→ Exercise
Retype everything in the listing, leaving each line exactly as it is.

→ Data shown
○ ○ ○
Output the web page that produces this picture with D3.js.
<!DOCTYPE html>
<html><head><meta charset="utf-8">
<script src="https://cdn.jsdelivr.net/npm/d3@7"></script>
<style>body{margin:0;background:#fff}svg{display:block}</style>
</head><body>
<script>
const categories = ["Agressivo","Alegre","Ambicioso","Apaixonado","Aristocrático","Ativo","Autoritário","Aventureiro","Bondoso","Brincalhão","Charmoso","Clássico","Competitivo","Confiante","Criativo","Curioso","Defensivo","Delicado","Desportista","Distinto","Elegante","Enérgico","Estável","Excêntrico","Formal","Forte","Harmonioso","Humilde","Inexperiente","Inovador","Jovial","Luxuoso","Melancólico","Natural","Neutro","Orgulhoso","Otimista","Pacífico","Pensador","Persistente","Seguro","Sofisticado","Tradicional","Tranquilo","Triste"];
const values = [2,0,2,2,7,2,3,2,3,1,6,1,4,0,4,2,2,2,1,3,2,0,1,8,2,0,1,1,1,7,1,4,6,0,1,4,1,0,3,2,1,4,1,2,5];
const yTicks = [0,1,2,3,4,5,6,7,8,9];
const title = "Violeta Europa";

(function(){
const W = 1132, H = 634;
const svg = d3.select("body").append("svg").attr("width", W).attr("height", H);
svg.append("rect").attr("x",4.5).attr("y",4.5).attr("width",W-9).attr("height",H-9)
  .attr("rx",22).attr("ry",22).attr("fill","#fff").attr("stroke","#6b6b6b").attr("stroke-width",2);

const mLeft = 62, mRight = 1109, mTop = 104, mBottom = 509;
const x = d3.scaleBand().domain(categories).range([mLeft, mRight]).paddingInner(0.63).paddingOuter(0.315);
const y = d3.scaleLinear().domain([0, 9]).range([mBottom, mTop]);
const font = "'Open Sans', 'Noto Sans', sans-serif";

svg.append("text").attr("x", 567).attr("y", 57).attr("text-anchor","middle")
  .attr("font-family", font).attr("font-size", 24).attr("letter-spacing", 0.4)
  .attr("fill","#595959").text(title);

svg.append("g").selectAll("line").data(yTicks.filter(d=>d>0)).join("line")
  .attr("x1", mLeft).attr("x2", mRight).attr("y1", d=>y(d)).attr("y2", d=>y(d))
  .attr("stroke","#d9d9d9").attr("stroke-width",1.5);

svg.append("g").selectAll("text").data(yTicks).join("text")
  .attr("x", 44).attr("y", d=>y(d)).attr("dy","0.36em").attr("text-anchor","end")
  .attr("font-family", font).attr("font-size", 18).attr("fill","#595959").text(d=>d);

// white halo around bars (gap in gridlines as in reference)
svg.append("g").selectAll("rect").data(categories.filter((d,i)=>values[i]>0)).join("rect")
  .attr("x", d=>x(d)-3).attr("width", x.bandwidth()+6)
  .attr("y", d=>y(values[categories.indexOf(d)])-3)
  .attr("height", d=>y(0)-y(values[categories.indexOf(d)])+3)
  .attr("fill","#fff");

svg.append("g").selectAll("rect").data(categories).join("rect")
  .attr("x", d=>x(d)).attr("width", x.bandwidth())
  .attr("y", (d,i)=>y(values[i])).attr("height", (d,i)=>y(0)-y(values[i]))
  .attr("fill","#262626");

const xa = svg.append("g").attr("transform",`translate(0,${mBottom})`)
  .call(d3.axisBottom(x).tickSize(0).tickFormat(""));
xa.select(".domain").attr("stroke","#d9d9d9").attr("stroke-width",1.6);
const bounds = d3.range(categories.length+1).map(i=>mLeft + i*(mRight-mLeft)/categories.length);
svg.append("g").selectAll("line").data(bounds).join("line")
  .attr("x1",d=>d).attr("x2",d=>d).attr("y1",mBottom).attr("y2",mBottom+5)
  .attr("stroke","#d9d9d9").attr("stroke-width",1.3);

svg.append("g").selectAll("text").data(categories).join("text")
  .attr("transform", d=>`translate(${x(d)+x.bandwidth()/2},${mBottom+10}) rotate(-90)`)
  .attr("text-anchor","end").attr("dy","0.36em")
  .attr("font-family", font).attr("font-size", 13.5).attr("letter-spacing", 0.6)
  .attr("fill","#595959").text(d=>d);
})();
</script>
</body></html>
○ ○ ○
→ Problem solution
Output the web page that produces this picture with D3.js.
<!DOCTYPE html>
<html><head><meta charset="utf-8">
<script src="https://cdn.jsdelivr.net/npm/d3@7"></script>
<style>body{margin:0;background:#fff}svg{display:block}</style>
</head><body>
<script>
const categories = ["Agressivo","Alegre","Ambicioso","Apaixonado","Aristocrático","Ativo","Autoritário","Aventureiro","Bondoso","Brincalhão","Charmoso","Clássico","Competitivo","Confiante","Criativo","Curioso","Defensivo","Delicado","Desportista","Distinto","Elegante","Enérgico","Estável","Excêntrico","Formal","Forte","Harmonioso","Humilde","Inexperiente","Inovador","Jovial","Luxuoso","Melancólico","Natural","Neutro","Orgulhoso","Otimista","Pacífico","Pensador","Persistente","Seguro","Sofisticado","Tradicional","Tranquilo","Triste"];
const values = [2,0,2,2,7,2,3,2,3,1,6,1,4,0,4,2,2,2,1,3,2,0,1,8,2,0,1,1,1,7,1,4,6,0,1,4,1,0,3,2,1,4,1,2,5];
const yTicks = [0,1,2,3,4,5,6,7,8,9];
const title = "Violeta Europa";

(function(){
const W = 1132, H = 634;
const svg = d3.select("body").append("svg").attr("width", W).attr("height", H);
svg.append("rect").attr("x",4.5).attr("y",4.5).attr("width",W-9).attr("height",H-9)
  .attr("rx",22).attr("ry",22).attr("fill","#fff").attr("stroke","#6b6b6b").attr("stroke-width",2);

const mLeft = 62, mRight = 1109, mTop = 104, mBottom = 509;
const x = d3.scaleBand().domain(categories).range([mLeft, mRight]).paddingInner(0.63).paddingOuter(0.315);
const y = d3.scaleLinear().domain([0, 9]).range([mBottom, mTop]);
const font = "'Open Sans', 'Noto Sans', sans-serif";

svg.append("text").attr("x", 567).attr("y", 57).attr("text-anchor","middle")
  .attr("font-family", font).attr("font-size", 24).attr("letter-spacing", 0.4)
  .attr("fill","#595959").text(title);

svg.append("g").selectAll("line").data(yTicks.filter(d=>d>0)).join("line")
  .attr("x1", mLeft).attr("x2", mRight).attr("y1", d=>y(d)).attr("y2", d=>y(d))
  .attr("stroke","#d9d9d9").attr("stroke-width",1.5);

svg.append("g").selectAll("text").data(yTicks).join("text")
  .attr("x", 44).attr("y", d=>y(d)).attr("dy","0.36em").attr("text-anchor","end")
  .attr("font-family", font).attr("font-size", 18).attr("fill","#595959").text(d=>d);

// white halo around bars (gap in gridlines as in reference)
svg.append("g").selectAll("rect").data(categories.filter((d,i)=>values[i]>0)).join("rect")
  .attr("x", d=>x(d)-3).attr("width", x.bandwidth()+6)
  .attr("y", d=>y(values[categories.indexOf(d)])-3)
  .attr("height", d=>y(0)-y(values[categories.indexOf(d)])+3)
  .attr("fill","#fff");

svg.append("g").selectAll("rect").data(categories).join("rect")
  .attr("x", d=>x(d)).attr("width", x.bandwidth())
  .attr("y", (d,i)=>y(values[i])).attr("height", (d,i)=>y(0)-y(values[i]))
  .attr("fill","#262626");

const xa = svg.append("g").attr("transform",`translate(0,${mBottom})`)
  .call(d3.axisBottom(x).tickSize(0).tickFormat(""));
xa.select(".domain").attr("stroke","#d9d9d9").attr("stroke-width",1.6);
const bounds = d3.range(categories.length+1).map(i=>mLeft + i*(mRight-mLeft)/categories.length);
svg.append("g").selectAll("line").data(bounds).join("line")
  .attr("x1",d=>d).attr("x2",d=>d).attr("y1",mBottom).attr("y2",mBottom+5)
  .attr("stroke","#d9d9d9").attr("stroke-width",1.3);

svg.append("g").selectAll("text").data(categories).join("text")
  .attr("transform", d=>`translate(${x(d)+x.bandwidth()/2},${mBottom+10}) rotate(-90)`)
  .attr("text-anchor","end").attr("dy","0.36em")
  .attr("font-family", font).attr("font-size", 13.5).attr("letter-spacing", 0.6)
  .attr("fill","#595959").text(d=>d);
})();
</script>
</body></html>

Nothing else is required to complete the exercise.